***** Available data *****

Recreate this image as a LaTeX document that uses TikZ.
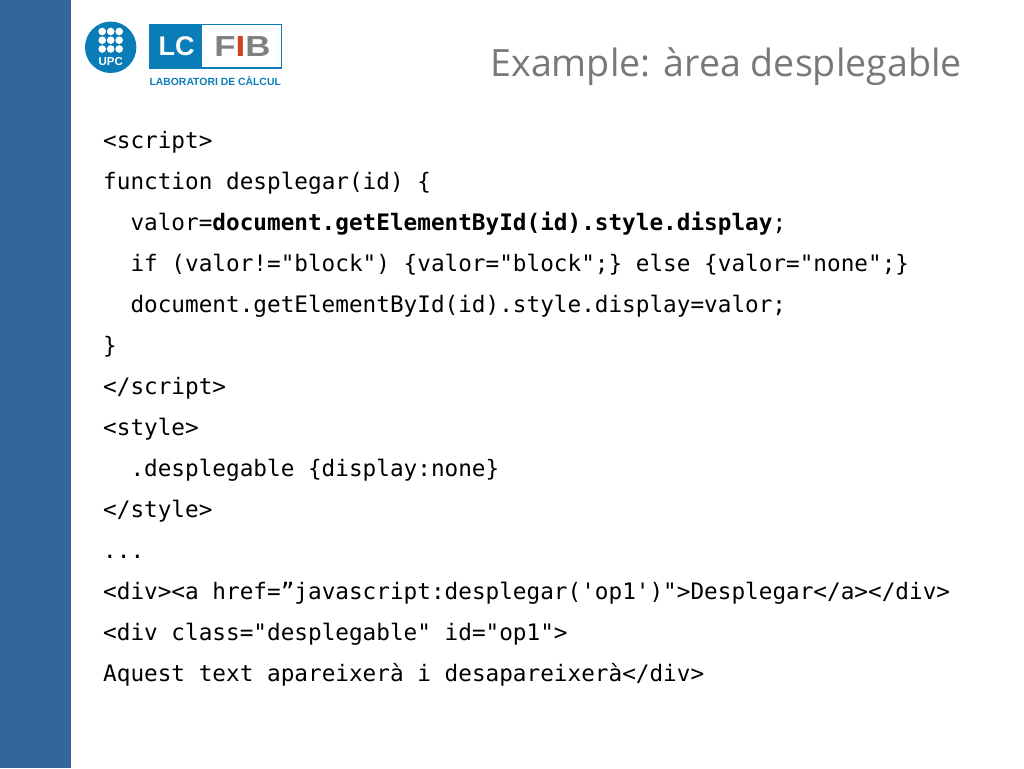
\documentclass[tikz,border=0pt]{standalone}
\usepackage{fontspec}
\setmainfont{Open Sans}
\setmonofont{DejaVu Sans Mono}
\newfontfamily\logofont{Liberation Sans}
\definecolor{sidebar}{HTML}{336699}
\definecolor{upcblue}{HTML}{0A7DB8}
\definecolor{fibgray}{HTML}{808080}
\definecolor{fibred}{HTML}{D0421B}
\definecolor{titlegray}{HTML}{787878}
\tikzset{
  codeline/.style={anchor=base west,inner sep=0pt,font=\fontsize{22.69}{26}\ttfamily,text=black},
  upcdot/.style={circle,fill=white,inner sep=0pt,minimum size=7.6pt},
  logotext/.style={inner sep=0pt,font=\logofont\bfseries}
}
\begin{document}
\begin{tikzpicture}[x=1pt,y=-1pt]
\useasboundingbox (0,0) rectangle (1024,768);
\fill [sidebar] (0,0) rectangle (71,768);
% logo UPC
\fill [upcblue] (110.7,47.3) circle (25.7);
\foreach \col in {102.2,110.7,119.2}
  \foreach \row in {31.5,40.2,49}
    \node [upcdot] (dot\col\row) at (\col,\row) {};
\node [logotext,white,font=\logofont\bfseries\fontsize{11.5}{12}\selectfont] (upc) at (110.7,61.5) {UPC};
% logo LC FIB
\draw [upcblue,line width=1.5pt,fill=white] (149.5,24.5) rectangle (281.5,68);
\fill [upcblue] (149.5,24.5) rectangle (202,68);
\node [logotext,white,font=\logofont\bfseries\fontsize{27}{27}\selectfont] (lc) at (176.5,46.5) {LC};
\node [logotext,fibgray,xscale=1.2,transform shape,font=\logofont\bfseries\fontsize{29}{29}\selectfont] (fib) at (242.5,47) {F\textcolor{fibred}{I}B};
\node [logotext,upcblue,font=\logofont\bfseries\fontsize{10.4}{11}\selectfont] (lab) at (215.2,81) {LABORATORI DE CÀLCUL};
% title
\node [anchor=base east,inner sep=0pt,text=titlegray,font=\fontsize{37.6}{40}\selectfont] (title) at (962,77) {Example: àrea desplegable};
% code
\node [codeline] (l1) at (103,148) {<script>};
\node [codeline] (l2) at (103,189) {function desplegar(id) \{};
\node [codeline] (l3) at (130.3,230) {valor=\textbf{document.getElementById(id).style.display};};
\node [codeline] (l4) at (130.3,271) {if (valor!="block") \{valor="block";\} else \{valor="none";\}};
\node [codeline] (l5) at (130.3,312) {document.getElementById(id).style.display=valor;};
\node [codeline] (l6) at (103,353) {\}};
\node [codeline] (l7) at (103,394) {</script>};
\node [codeline] (l8) at (103,435) {<style>};
\node [codeline] (l9) at (130.3,476) {.desplegable \{display:none\}};
\node [codeline] (l10) at (103,517) {</style>};
\node [codeline] (l11) at (103,558) {...};
\node [codeline] (l12) at (103,599) {<div><a href=”javascript:desplegar('op1')">Desplegar</a></div>};
\node [codeline] (l13) at (103,640) {<div class="desplegable" id="op1">};
\node [codeline] (l14) at (103,681) {Aquest text apareixerà i desapareixerà</div>};
\end{tikzpicture}
\end{document}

*****

• Goal: Reproduce the material word for word. Any pictures should be left out of the copy.

• Exercise output:
Recreate this image as a LaTeX document that uses TikZ.
\documentclass[tikz,border=0pt]{standalone}
\usepackage{fontspec}
\setmainfont{Open Sans}
\setmonofont{DejaVu Sans Mono}
\newfontfamily\logofont{Liberation Sans}
\definecolor{sidebar}{HTML}{336699}
\definecolor{upcblue}{HTML}{0A7DB8}
\definecolor{fibgray}{HTML}{808080}
\definecolor{fibred}{HTML}{D0421B}
\definecolor{titlegray}{HTML}{787878}
\tikzset{
  codeline/.style={anchor=base west,inner sep=0pt,font=\fontsize{22.69}{26}\ttfamily,text=black},
  upcdot/.style={circle,fill=white,inner sep=0pt,minimum size=7.6pt},
  logotext/.style={inner sep=0pt,font=\logofont\bfseries}
}
\begin{document}
\begin{tikzpicture}[x=1pt,y=-1pt]
\useasboundingbox (0,0) rectangle (1024,768);
\fill [sidebar] (0,0) rectangle (71,768);
% logo UPC
\fill [upcblue] (110.7,47.3) circle (25.7);
\foreach \col in {102.2,110.7,119.2}
  \foreach \row in {31.5,40.2,49}
    \node [upcdot] (dot\col\row) at (\col,\row) {};
\node [logotext,white,font=\logofont\bfseries\fontsize{11.5}{12}\selectfont] (upc) at (110.7,61.5) {UPC};
% logo LC FIB
\draw [upcblue,line width=1.5pt,fill=white] (149.5,24.5) rectangle (281.5,68);
\fill [upcblue] (149.5,24.5) rectangle (202,68);
\node [logotext,white,font=\logofont\bfseries\fontsize{27}{27}\selectfont] (lc) at (176.5,46.5) {LC};
\node [logotext,fibgray,xscale=1.2,transform shape,font=\logofont\bfseries\fontsize{29}{29}\selectfont] (fib) at (242.5,47) {F\textcolor{fibred}{I}B};
\node [logotext,upcblue,font=\logofont\bfseries\fontsize{10.4}{11}\selectfont] (lab) at (215.2,81) {LABORATORI DE CÀLCUL};
% title
\node [anchor=base east,inner sep=0pt,text=titlegray,font=\fontsize{37.6}{40}\selectfont] (title) at (962,77) {Example: àrea desplegable};
% code
\node [codeline] (l1) at (103,148) {<script>};
\node [codeline] (l2) at (103,189) {function desplegar(id) \{};
\node [codeline] (l3) at (130.3,230) {valor=\textbf{document.getElementById(id).style.display};};
\node [codeline] (l4) at (130.3,271) {if (valor!="block") \{valor="block";\} else \{valor="none";\}};
\node [codeline] (l5) at (130.3,312) {document.getElementById(id).style.display=valor;};
\node [codeline] (l6) at (103,353) {\}};
\node [codeline] (l7) at (103,394) {</script>};
\node [codeline] (l8) at (103,435) {<style>};
\node [codeline] (l9) at (130.3,476) {.desplegable \{display:none\}};
\node [codeline] (l10) at (103,517) {</style>};
\node [codeline] (l11) at (103,558) {...};
\node [codeline] (l12) at (103,599) {<div><a href=”javascript:desplegar('op1')">Desplegar</a></div>};
\node [codeline] (l13) at (103,640) {<div class="desplegable" id="op1">};
\node [codeline] (l14) at (103,681) {Aquest text apareixerà i desapareixerà</div>};
\end{tikzpicture}
\end{document}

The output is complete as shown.